Problem | Starting at the first line of the listing below, repeat each line up to and including the one containing "1.37, 1.23, 0.86, 0.718, 0.46, 0.377, 0.288];". Leave out pictures.
BEGIN Data block
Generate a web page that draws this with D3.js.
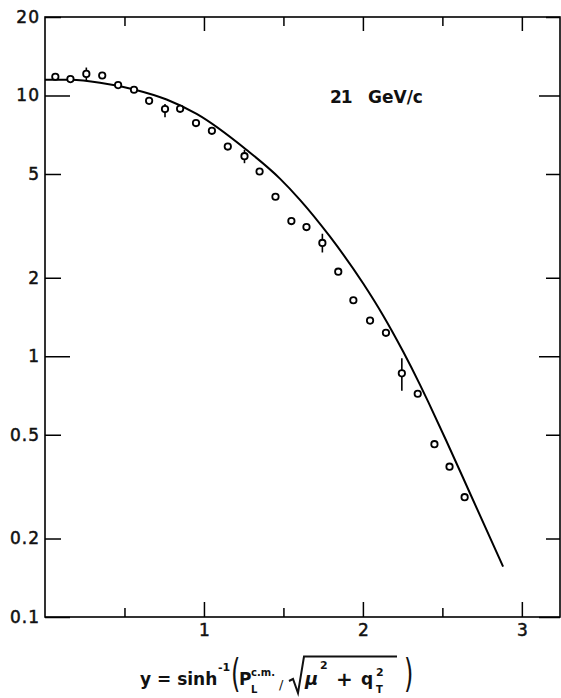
<!DOCTYPE html>
<html lang="en">
<head>
<meta charset="utf-8">
<title>D3: rapidity distribution, 21 GeV/c</title>
<script src="https://d3js.org/d3.v7.min.js"></script>
<style type="text/css">
	body { margin: 0; background: #fff; }
	svg { display: block; }
</style>
</head>
<body>
<script type="text/javascript">
// data points (open circles)
var ptX = [0.065, 0.16, 0.26, 0.36, 0.46, 0.56, 0.655, 0.755, 0.85, 0.95,
           1.05, 1.15, 1.255, 1.35, 1.45, 1.55, 1.645, 1.745, 1.845, 1.94,
           2.045, 2.145, 2.245, 2.345, 2.45, 2.545, 2.64];
var ptY = [11.8, 11.56, 12.1, 11.93, 10.96, 10.52, 9.54, 8.87, 8.89, 7.84,
           7.32, 6.37, 5.85, 5.11, 4.09, 3.30, 3.13, 2.72, 2.11, 1.64,
           1.37, 1.23, 0.86, 0.718, 0.46, 0.377, 0.288];

// error bars on a few points
var errX  = [0.26, 0.755, 1.255, 1.745, 2.245];
var errLo = [11.4, 8.26, 5.50, 2.50, 0.737];
var errHi = [12.8, 9.27, 6.19, 2.95, 0.982];

// theory curve
var curveX = [0, 0.164, 0.346, 0.56, 0.765, 0.954, 1.269, 1.478, 1.604, 1.792,
              2.002, 2.128, 2.253, 2.358, 2.411, 2.526, 2.673, 2.882];
var curveY = [11.5, 11.48, 11.19, 10.55, 9.65, 8.50, 6.18, 4.80, 3.98, 2.88,
              1.90, 1.43, 1.042, 0.78, 0.668, 0.472, 0.299, 0.156];

// ticks
var yTicks = [0.1, 0.2, 0.5, 1, 2, 5, 10, 20];
var yTickLabels = ["0.1", "0.2", "0.5", "1", "2", "5", "10", "20"];
var yMajor = [0.1, 1, 10];
var xTicks = [0.5, 1, 1.5, 2, 2.5, 3];
var xTickLabels = ["", "1", "", "2", "", "3"];

var margin = {top: 17, right: 1, bottom: 81, left: 45},
	width = 561 - margin.left - margin.right,
	height = 698 - margin.top - margin.bottom;

var xscale = d3.scaleLinear().domain([0, 3.24]).range([0, width]);
var yscale = d3.scaleLog().domain([0.1, 20]).range([height, 0]);

var svg = d3.select("body").append("svg")
	.attr("width", 561)
	.attr("height", 698);

var g = svg.append("g")
	.attr("transform", "translate(" + margin.left + "," + margin.top + ")");

var tickFont = "'DejaVu Sans', sans-serif";

// left axis with labels, ticks pointing in
var leftAx = g.append("g")
	.call(d3.axisLeft(yscale)
		.tickValues(yTicks)
		.tickFormat(function(d, i){ return yTickLabels[i]; })
		.tickSizeInner(-16).tickSizeOuter(0).tickPadding(5));
leftAx.selectAll(".tick line")
	.attr("x2", function(d){ return yMajor.indexOf(d) >= 0 ? 25 : 16; })
	.attr("stroke-width", 1.5);
leftAx.selectAll("text")
	.attr("font-family", tickFont).attr("font-size", 17)
	.attr("letter-spacing", 1).attr("fill", "#111")
	.attr("stroke", "#111").attr("stroke-width", 0.5);

// right axis
var rightAx = g.append("g")
	.attr("transform", "translate(" + width + ",0)")
	.call(d3.axisRight(yscale)
		.tickValues(yTicks)
		.tickFormat("")
		.tickSizeInner(-14).tickSizeOuter(0));
rightAx.selectAll(".tick line")
	.attr("x2", function(d){ return yMajor.indexOf(d) >= 0 ? -21 : -14; })
	.attr("stroke-width", 1.5);

// bottom axis
var bottomAx = g.append("g")
	.attr("transform", "translate(0," + height + ")")
	.call(d3.axisBottom(xscale)
		.tickValues(xTicks)
		.tickFormat(function(d, i){ return xTickLabels[i]; })
		.tickSizeInner(-9).tickSizeOuter(0).tickPadding(7));
bottomAx.selectAll(".tick line")
	.attr("y2", function(d){ return d % 1 === 0 ? -15 : -9; })
	.attr("stroke-width", 1.5);
bottomAx.selectAll("text")
	.attr("font-family", tickFont).attr("font-size", 17).attr("fill", "#111")
	.attr("stroke", "#111").attr("stroke-width", 0.5);

// top axis
var topAx = g.append("g")
	.call(d3.axisTop(xscale)
		.tickValues(xTicks)
		.tickFormat("")
		.tickSizeInner(-9).tickSizeOuter(0));
topAx.selectAll(".tick line")
	.attr("y2", function(d){ return d % 1 === 0 ? 14 : 9; })
	.attr("stroke-width", 1.5);

g.selectAll(".domain").remove();

// frame
g.append("rect")
	.attr("x", 0).attr("y", 0)
	.attr("width", width).attr("height", height)
	.attr("fill", "none")
	.attr("stroke", "#000")
	.attr("stroke-width", 1.6);

// theory curve
var line = d3.line()
	.x(function(d){ return xscale(d[0]); })
	.y(function(d){ return yscale(d[1]); })
	.curve(d3.curveMonotoneX);

g.append("path")
	.datum(curveX.map(function(x, i){ return [x, curveY[i]]; }))
	.attr("d", line)
	.attr("fill", "none")
	.attr("stroke", "#000")
	.attr("stroke-width", 2);

// error bars
g.selectAll("line.err")
	.data(errX)
	.enter()
	.append("line")
	.attr("class", "err")
	.attr("x1", function(d){ return xscale(d); })
	.attr("x2", function(d){ return xscale(d); })
	.attr("y1", function(d, i){ return yscale(errHi[i]); })
	.attr("y2", function(d, i){ return yscale(errLo[i]); })
	.attr("stroke", "#000")
	.attr("stroke-width", 1.6);

// points
g.selectAll("circle")
	.data(ptX)
	.enter()
	.append("circle")
	.attr("cx", function(d){ return xscale(d); })
	.attr("cy", function(d, i){ return yscale(ptY[i]); })
	.attr("r", 3.2)
	.attr("fill", "#fff")
	.attr("stroke", "#000")
	.attr("stroke-width", 1.8);

// beam momentum label
var lab = svg.append("text")
	.attr("y", 103)
	.attr("font-family", tickFont)
	.attr("font-weight", "bold")
	.attr("font-size", 17)
	.attr("fill", "#111");
lab.append("tspan").attr("x", 330).attr("letter-spacing", -1).text("21");
lab.append("tspan").attr("x", 368).text("GeV/c");

// x-axis title: y = sinh^-1 ( P_L^c.m. / sqrt(mu^2 + q_T^2) )
var title = svg.append("g")
	.attr("font-family", tickFont)
	.attr("font-weight", "bold")
	.attr("fill", "#111");

function put(txt, x, y, size, extra){
	var t = title.append("text").attr("x", x).attr("y", y)
		.attr("font-size", size).text(txt);
	if (extra) extra(t);
	return t;
}
put("y = sinh", 140, 685, 17);
put("-1", 218, 671, 11);
put("(", 0, 0, 24, function(t){
	t.attr("font-weight", "normal")
	 .attr("transform", "translate(231,687) scale(1,1.6)");
});
put("P", 239, 685, 17);
put("c.m.", 251, 676, 10);
put("L", 251, 693, 10);
put("/", 279, 689, 13, function(t){ t.attr("font-weight", "normal"); });
title.append("path")
	.attr("d", "M289,681 L293,679 L298,693 L304,656.5 L397,656.5")
	.attr("fill", "none")
	.attr("stroke", "#111")
	.attr("stroke-width", 2);
put("\u03bc", 305, 685, 18, function(t){ t.attr("font-style", "italic"); });
put("2", 320, 669, 11);
put("+", 336, 686, 20);
put("q", 361, 685, 17);
put("2", 376, 676, 11);
put("T", 376, 693, 10);
put(")", 0, 0, 24, function(t){
	t.attr("font-weight", "normal")
	 .attr("transform", "translate(404,687) scale(1,1.6)");
});
</script>
</body>
</html>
END Data block
Solution for this task |
Generate a web page that draws this with D3.js.
<!DOCTYPE html>
<html lang="en">
<head>
<meta charset="utf-8">
<title>D3: rapidity distribution, 21 GeV/c</title>
<script src="https://d3js.org/d3.v7.min.js"></script>
<style type="text/css">
	body { margin: 0; background: #fff; }
	svg { display: block; }
</style>
</head>
<body>
<script type="text/javascript">
// data points (open circles)
var ptX = [0.065, 0.16, 0.26, 0.36, 0.46, 0.56, 0.655, 0.755, 0.85, 0.95,
           1.05, 1.15, 1.255, 1.35, 1.45, 1.55, 1.645, 1.745, 1.845, 1.94,
           2.045, 2.145, 2.245, 2.345, 2.45, 2.545, 2.64];
var ptY = [11.8, 11.56, 12.1, 11.93, 10.96, 10.52, 9.54, 8.87, 8.89, 7.84,
           7.32, 6.37, 5.85, 5.11, 4.09, 3.30, 3.13, 2.72, 2.11, 1.64,
           1.37, 1.23, 0.86, 0.718, 0.46, 0.377, 0.288];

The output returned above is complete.